Oil and Natural Gas
Deepwater (and Ultra-Deepwater, 5000 feet of water depth and beyond) is recognized as one of the last remaining areas of the world were oil and natural gas resources remain to be discovered and produced. The architecture of the systems employed to cost-effectively develop these resources in an environmentally safe manner, reflect some of industry’s most advanced engineering accomplishments. NETL is funding research to catalyze further advances that can help Gulf of Mexico discoveries progress to production quickly and safely, and that can help maximize oil and gas recovery from fields that are currently at the edge of industry capabilities. Many of these efforts are focused on subsea production systems, as well as research to help quantify the environmental risks of deepwater development. The three research focus areas of Deepwater Technology are offshore architecture, safety and environmental, and other deepwater technology.
Offshore architecture is the hardware, systems, and equipment used to drill for, produce and transport oil and natural gas from offshore locations. This includes, surface facilities, subsea equipment, pipelines, as well as the tools and systems used to operate and maintain them. NETL is funding research to improve the cost effectiveness of these systems, enhance their operational safety, and extend their capabilities to allow more resources to be developed with less of an environmental footprint.
Safety and Environmental
Ensuring that oil and natural gas production in deep water does not harm marine ecosystems is a top priority. NETL is carrying out research to quantify and develop technologies that can reduce the environmental risks of ultra-deepwater oil and gas development. These efforts include research to improve the competency of casing cement jobs, more accurately predict hurricane intensity, more effectively assess corrosion in subsea equipment, and design improved subsea system monitors.
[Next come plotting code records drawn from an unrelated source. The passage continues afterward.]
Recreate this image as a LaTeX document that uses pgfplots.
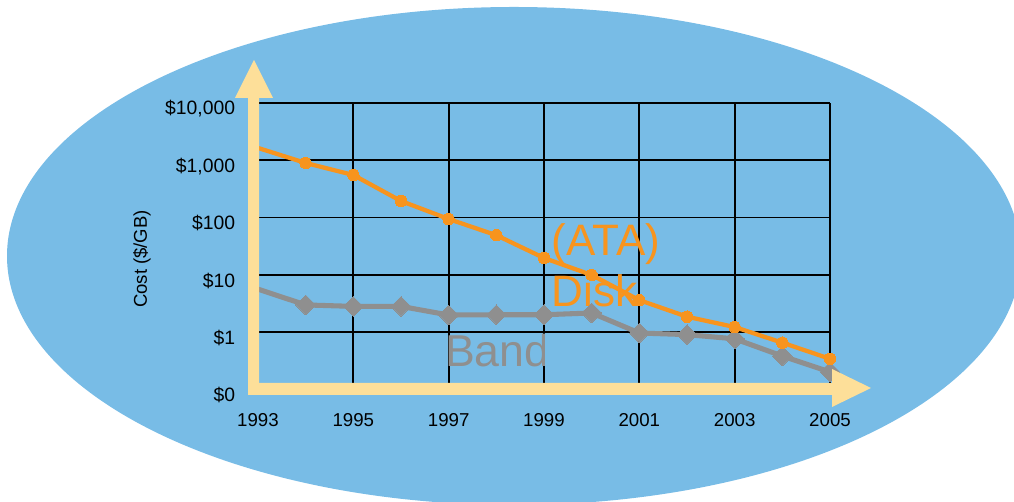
\documentclass[border=0pt]{standalone}
\usepackage{pgfplots}
\pgfplotsset{compat=1.18}
\usepackage{fontspec}
\setmainfont{Liberation Sans}
\definecolor{bgblue}{RGB}{120,188,230}
\definecolor{arrowyellow}{RGB}{253,223,153}
\definecolor{diskorange}{RGB}{247,148,30}
\definecolor{bandgray}{RGB}{143,143,143}
\begin{document}
\begin{tikzpicture}
\begin{scope}[x=0.75pt,y=0.75pt]
\useasboundingbox (0,0) rectangle (1014,502);
\clip (0,0) rectangle (1014,502);
\fill[bgblue] (514,246) ellipse [x radius=507, y radius=249];
\end{scope}
\begin{axis}[
  at={(193.5pt,84.5625pt)}, anchor=south west,
  scale only axis, width=429pt, height=214.69pt,
  clip=false,
  xmin=1993, xmax=2005,
  ymode=log, ymin=0.1, ymax=10000,
  xtick={1993,1995,1997,1999,2001,2003,2005},
  xticklabels={1993,1995,1997,1999,2001,2003,2005},
  ytick={0.1,1,10,100,1000,10000},
  yticklabels={{\$0},{\$1},{\$10},{\$100},{\$1,000},{\$10,000}},
  minor ytick={},
  grid=major,
  major grid style={black, line width=1.4pt},
  axis line style={draw=none},
  tick style={draw=none},
  xticklabel style={font=\fontsize{14}{16}\selectfont, anchor=north, inner sep=0pt, yshift=-18pt},
  yticklabel style={font=\fontsize{14.5}{17}\selectfont, anchor=east, inner sep=0pt, xshift=-17pt, yshift=-4.5pt},
  ylabel={Cost (\$/GB)},
  ylabel style={font=\fontsize{13.9}{16}\selectfont, at={(axis description cs:-0.2028,0.455)}, anchor=center},
]
\addplot[bandgray, line width=3.8pt, line join=round, mark=square*, mark size=5.2pt,
  mark indices={2,3,4,5,6,7,8,9,10,11,12,13},
  mark options={rotate=45, solid, line width=0pt, fill=bandgray, draw=bandgray}]
coordinates {
(1993,5.6) (1994,2.97) (1995,2.8) (1996,2.8) (1997,1.98) (1998,2.0) (1999,2.0)
(2000,2.15) (2001,0.96) (2002,0.9) (2003,0.76) (2004,0.38) (2005,0.20)
};
\addplot[diskorange, line width=3.2pt, line join=round, mark=*, mark size=4.3pt,
  mark indices={2,3,4,5,6,7,8,9,10,11,12,13},
  mark options={solid, line width=0pt, fill=diskorange, draw=diskorange}]
coordinates {
(1993,1640) (1994,895) (1995,552) (1996,194) (1997,94) (1998,49) (1999,19.6)
(2000,9.9) (2001,3.6) (2002,1.85) (2003,1.22) (2004,0.65) (2005,0.34)
};
\node[anchor=base west, inner sep=0pt, text=diskorange, font=\fontsize{33}{39}\selectfont] at (axis cs:1999.16,22.1) {(ATA)};
\node[anchor=base west, inner sep=0pt, text=diskorange, font=\fontsize{33}{39}\selectfont] at (axis cs:1999.16,2.77) {Disk};
\begin{scope}
\clip (axis cs:1993,0.1) rectangle (axis cs:1999,10000);
\node[anchor=base west, inner sep=0pt, text=bandgray, font=\fontsize{33.5}{39}\selectfont] at (axis cs:1996.92,0.248) {Band};
\end{scope}
\end{axis}
\begin{scope}[x=0.75pt,y=0.75pt]
\fill[arrowyellow] (248,107) -- (248,404) -- (235,404) -- (254,442) -- (273,404) -- (259,404) -- (259,107) -- cycle;
\fill[arrowyellow] (248,107) -- (832,107) -- (832,95) -- (871,114) -- (832,133) -- (832,119) -- (248,119) -- cycle;
\end{scope}
\end{tikzpicture}
\end{document}
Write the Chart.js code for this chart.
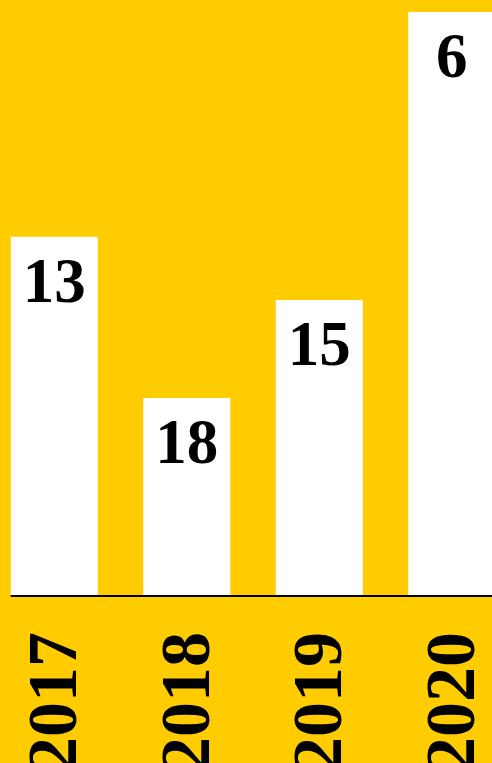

Other Deepwater Technology
Maximizing recovery from deepwater reservoirs requires that we fully understand the behavior of hydrocarbon mixtures as they move from extremely deep rock formations, through complicated subsea piping systems, to surface facilities. The extreme variations in temperature and pressure along this path can present unique challenges to equipment designers. NETL is carrying out research to improve industry’s understanding of ultra-deepwater production processes to help ensure that these systems operate safely and effectively.